Después de acertar a evitarlo durante décadas -también los últimos años, mientras todos nuestros vecinos lo padecían- al final hemos acabado sufriendo nuestro percance. Una fuerza abiertamente xenófoba, a contracorriente de los ideales y los principios en que se ha asentado hasta aquí nuestro sistema democrático -para entendernos, un partido situado sin ningún complejo en la ultraderecha-, ha obtenido una representación parlamentaria nada desdeñable y se perfila como decisor de la gobernabilidad de una de nuestras comunidades autónomas. No una cualquiera, sino justamente la más poblada de todas.

Como todos los percances, puede y debe lamentarse, y en eso estamos la mayoría de quienes lo constatamos, sobre todo aquellos que solíamos apreciar como una fortaleza de nuestro país el no conceder espacio político a estos solucionadores de problemas, expertos en asignarlos a una suerte de muñecos de vudú -los inmigrantes, las autonomías, las feministas- sobre los que clavan sus alfileres que todo lo han de sanar por arte de encantamiento. Y como todos los percances, también, y esto es más importante, lo que ahora toca es afrontarlo y procurar que cause el menor destrozo posible de lo levantado hasta aquí.

Habría que anotar, para no despistarnos, que este no es el primer percance que en los últimos tiempos sufre la democracia que los españoles quisimos darnos e intentamos, mejor o peor, mantener y desarrollar. Viene precedido, y en parte provocado, por otro de gran calibre: la aventura de quienes hace poco más de un año pasaron por encima de la ley y los derechos de sus conciudadanos con el afán de proclamar una república en la que los principios constitucionales, producto del consenso, cederían ante una construcción fantasmagórica y anómala, sin división de poderes ni atisbo alguno de equidad o derecho. Frente a esa perturbación, funcionaron los mecanismos del Estado y los votos que la sustentaron han acabado por unirse a otros para formar un gobierno de la nación que acata el imperio de las leyes.

Igual que el voto independentista fue legítimo para formar esa mayoría, lo es ahora el de la ultraderecha para cuajar otra en Andalucía, por poco o nada que nos guste. La defensa de sus objetivos, incluso inconstitucionales, está, como la de los que quieren la independencia, amparada por nuestra Constitución, siempre y cuando discurra por el cauce de las instituciones y las leyes y no atente contra derechos y libertades fundamentales. No se trata tanto de empeñarse en que esos 400.000 andaluces no tienen derecho a que sus votos cuenten como del hecho de que resultan insuficientes, como lo eran los de los independentistas, para derogarnos y cambiarnos las reglas del juego a todos.

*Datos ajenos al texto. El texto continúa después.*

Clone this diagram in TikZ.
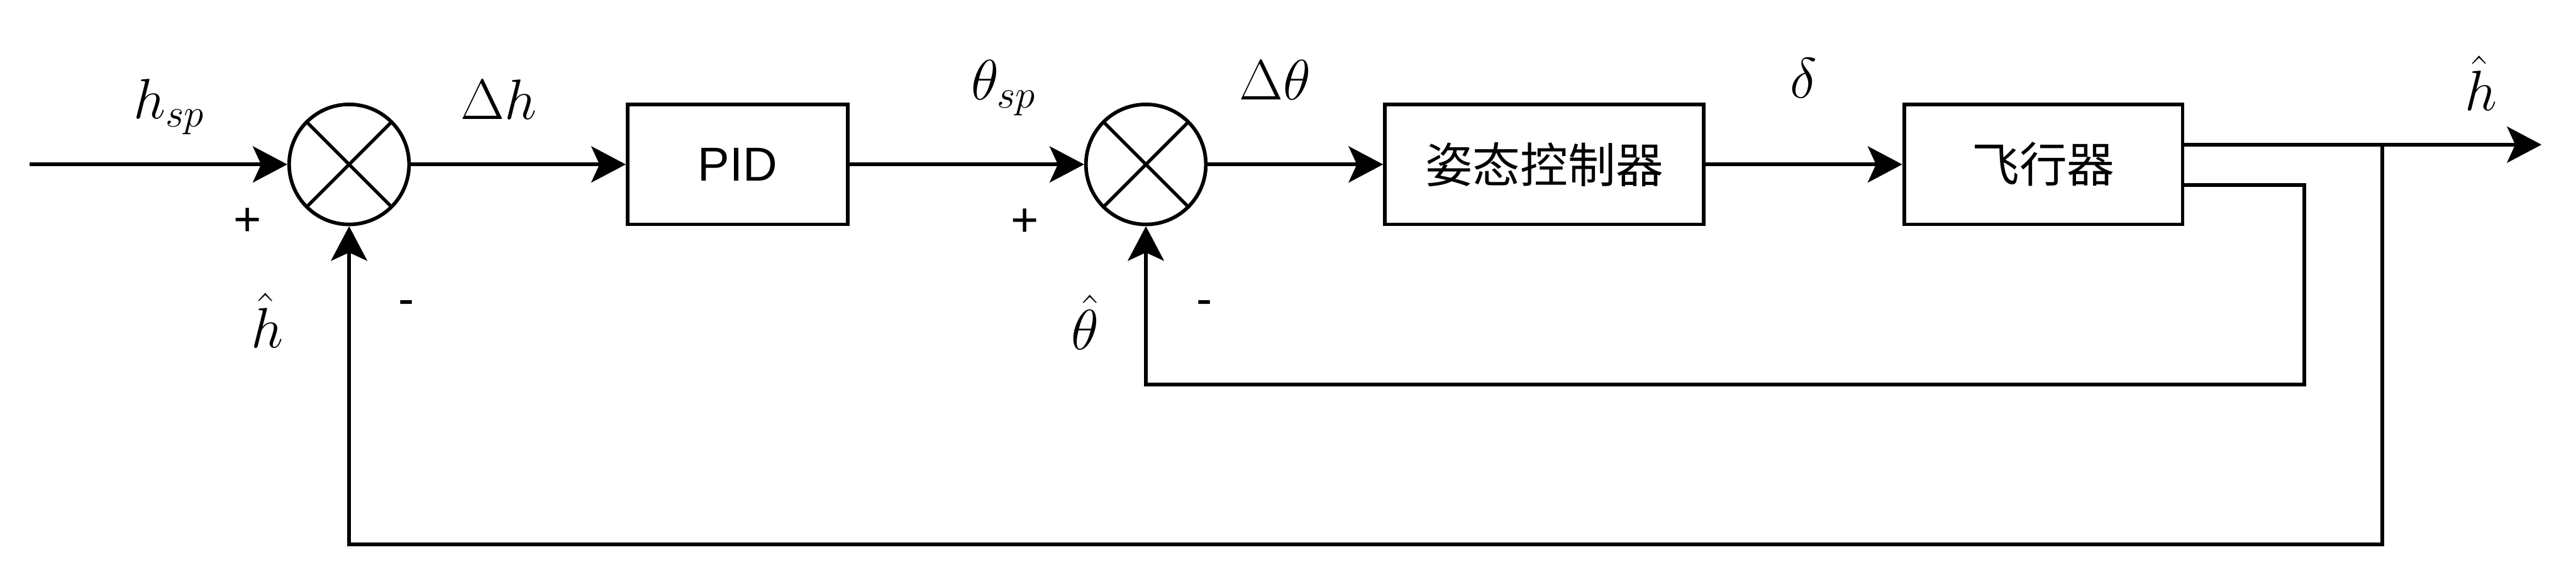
\RequirePackage{fix-cm}
\documentclass[tikz,border=0pt]{standalone}
\usepackage{amsmath}
\usepackage{fontspec}
\newfontfamily\helv{Liberation Sans}
\newfontfamily\cjk{Noto Sans CJK SC}
\usetikzlibrary{arrows.meta, positioning, calc}
\tikzset{
  blockbox/.style={draw, line width=1.25pt, minimum height=1.46cm, inner sep=0pt,
                   font=\helv\fontsize{16.5}{20}\selectfont},
  sumnode/.style={draw, circle, line width=1.25pt, minimum size=1.46cm, inner sep=0pt,
                  path picture={
                    \draw[line width=1.15pt] (path picture bounding box.north west) -- (path picture bounding box.south east)
                      (path picture bounding box.south west) -- (path picture bounding box.north east);}},
  siglabel/.style={font=\fontsize{19.7}{24}\selectfont},
  signlabel/.style={font=\helv\fontsize{16.5}{20}\selectfont},
  wire/.style={line width=1.25pt},
  arr/.style={-{Stealth[length=0.42cm, width=0.44cm, inset=0.1cm]}, line width=1.25pt},
}

\begin{document}
\begin{tikzpicture}
  \useasboundingbox (0,-5.04) rectangle (31.36,2.0);

  %% ── Blocks ──
  \node[sumnode] (sumh) at (4.25,0) {};
  \node[blockbox, minimum width=2.68cm] (pid) at (8.98,0) {PID};
  \node[sumnode] (sumtheta) at (13.95,0) {};
  \node[blockbox, minimum width=3.88cm] (att) at (18.80,0) {\cjk 姿态控制器};
  \node[blockbox, minimum width=3.39cm] (plant) at (24.875,0) {\cjk 飞行器};

  % Free ends and branch points
  \coordinate (hsp) at (0.36,0);
  \coordinate (pout) at ($(plant.east)+(0,0.24)$);
  \coordinate (pfb) at ($(plant.east)+(0,-0.25)$);
  \coordinate (split) at (29.0,0.24);
  \coordinate (hout) at (30.94,0.24);

  %% ── Forward path ──
  \draw[arr] (hsp) -- (sumh.west);
  \draw[arr] (sumh.east) -- (pid.west);
  \draw[arr] (pid.east) -- (sumtheta.west);
  \draw[arr] (sumtheta.east) -- (att.west);
  \draw[arr] (att.east) -- (plant.west);
  \draw[wire] (pout) -- (split);
  \draw[arr] (split) -- (hout);

  %% ── Feedback loops ──
  \draw[arr] (pfb) -- ++(1.46,0) -- ++(0,-2.43) -| (sumtheta.south);
  \draw[arr] (split) -- ++(0,-4.86) -| (sumh.south);

  %% ── Signal labels ──
  \node[siglabel] (lhsp) at (2.06,0.70) {$h_{sp}$};
  \node[siglabel] (ldh) at (6.07,0.79) {$\Delta h$};
  \node[siglabel] (lthsp) at (12.22,0.93) {$\theta_{sp}$};
  \node[siglabel] (ldth) at (15.52,1.03) {$\Delta\theta$};
  \node[siglabel] (ldelta) at (21.96,1.05) {$\delta$};
  \node[siglabel] (lhout) at (30.2,0.99) {$\hat{h}$};
  \node[siglabel] (lhfb) at (3.25,-1.90) {$\hat{h}$};
  \node[siglabel] (lthfb) at (13.21,-1.92) {$\hat{\theta}$};

  % Signs at the summing points
  \node[signlabel] (plush) at (3.01,-0.70) {+};
  \node[signlabel] (minush) at (4.95,-1.74) {-};
  \node[signlabel] (plusth) at (12.48,-0.71) {+};
  \node[signlabel] (minusth) at (14.66,-1.74) {-};
\end{tikzpicture}
\end{document}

Si quien eche mano de ellos para gobernar les otorga esa victoria, su legitimidad -a la vez que su sensatez- quedará en entredicho. Los que no votaron el pasado domingo verán a una luz mucho más alarmante el efecto de su inhibición. Y quienes con sus excesos han ayudado a que el mensaje de la represalia prospere tienen una excelente ocasión para reflexionar sobre la conveniencia de medir los propios actos. ¿La aprovecharán?